Improving communications is also one of the department’s goals.
“The 2006 Budget supports substantial investments in advanced technology to provide advantages over our enemies, particularly in remote sensing and high-performance computing. U.S. intelligence capabilities are employing advanced technology systems to exploit, process, and produce information from enemy signals, imager, and human and other sources,” the budget said. “These developments are improving our ability to detect and counter the broad range of threats facing the United States, reaping benefits for both U.S. forces and homeland security.”
Stahl said that while administrators at universities are aware of the uses of military research, many of the researchers themselves are not aware, or choose to do the research anyway to improve their status in the scientific community or increase their salaries.

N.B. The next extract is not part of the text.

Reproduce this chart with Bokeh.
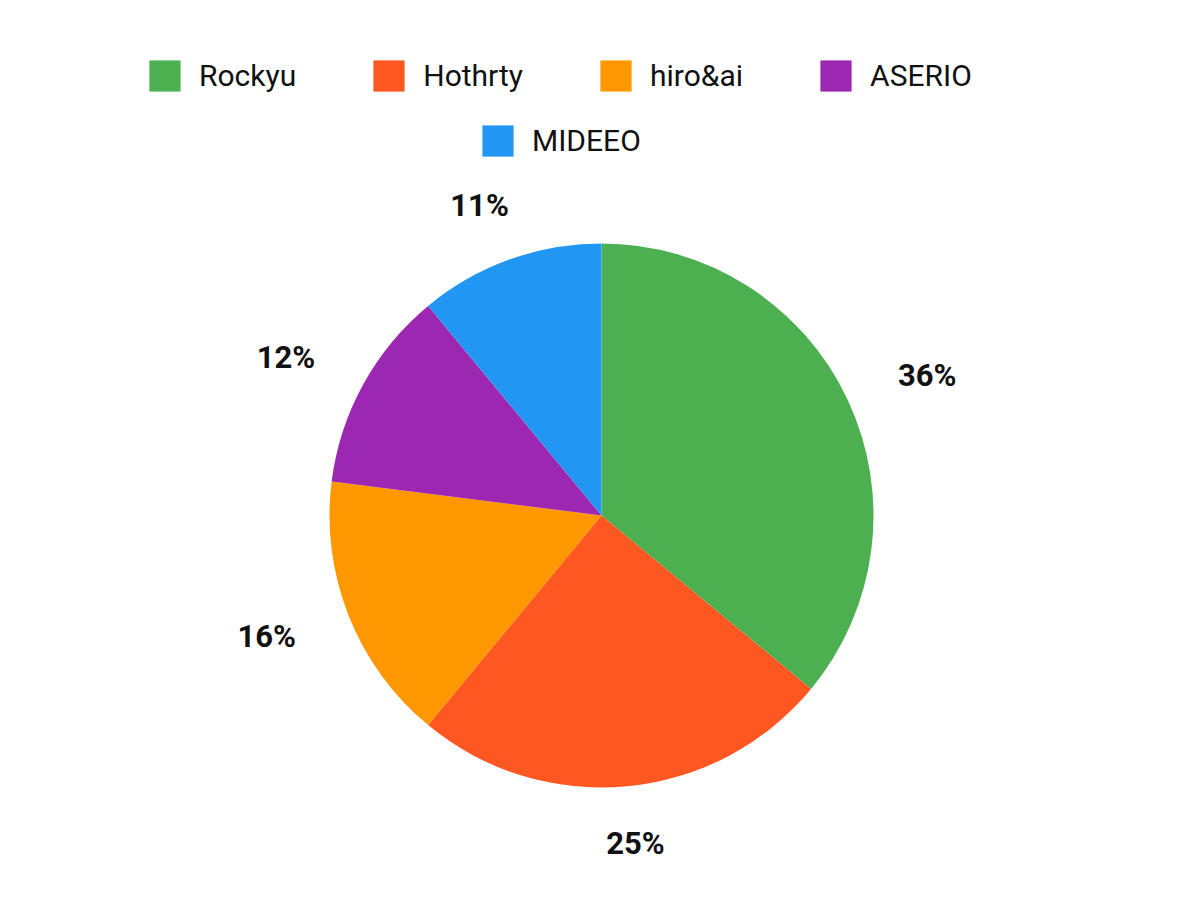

“I think they just don’t face it, face the degree to which the American military is the world’s greatest threat to peace,” Stahl said.
Options for the future
Keyes said that as far as the University Senate is concerned, military research may be part of a larger issue of externally funded research. For example, some schools that accept research funding from pharmaceutical companies have found this to be a problem.
Keyes said he doesn’t know if the University Senate has the power to make University researchers stop accepting DoD funding.
“There are certainly faculty members who would be very upset with other faculty members telling them what kind of research they could do and what kind of funding they could accept,” Keyes said.
Stahl said if the University quit doing military research, it would not have a noticeable impact on the military unless it started a trend and other universities also quit doing military research.
“To what extent does the U of O want to be complicit in illegal military aggression?” Stahl said.
Linton said the issue of military funding is impossible to escape.
“To think that we can and should isolate ourselves from anything that connects to the military is not feasible and probably not desirable,” Linton said. “The further we’re isolated and divided from the military, the less opportunity we have to impact on it in positive ways.”
Linton said that the country must make decisions about priorities from an informed perspective. While funding science and technology to thwart terrorists will protect national security and other interests in the short term, a long-term solution to global problems will require the sort of understanding and knowledge that comes from the humanities disciplines, Linton said.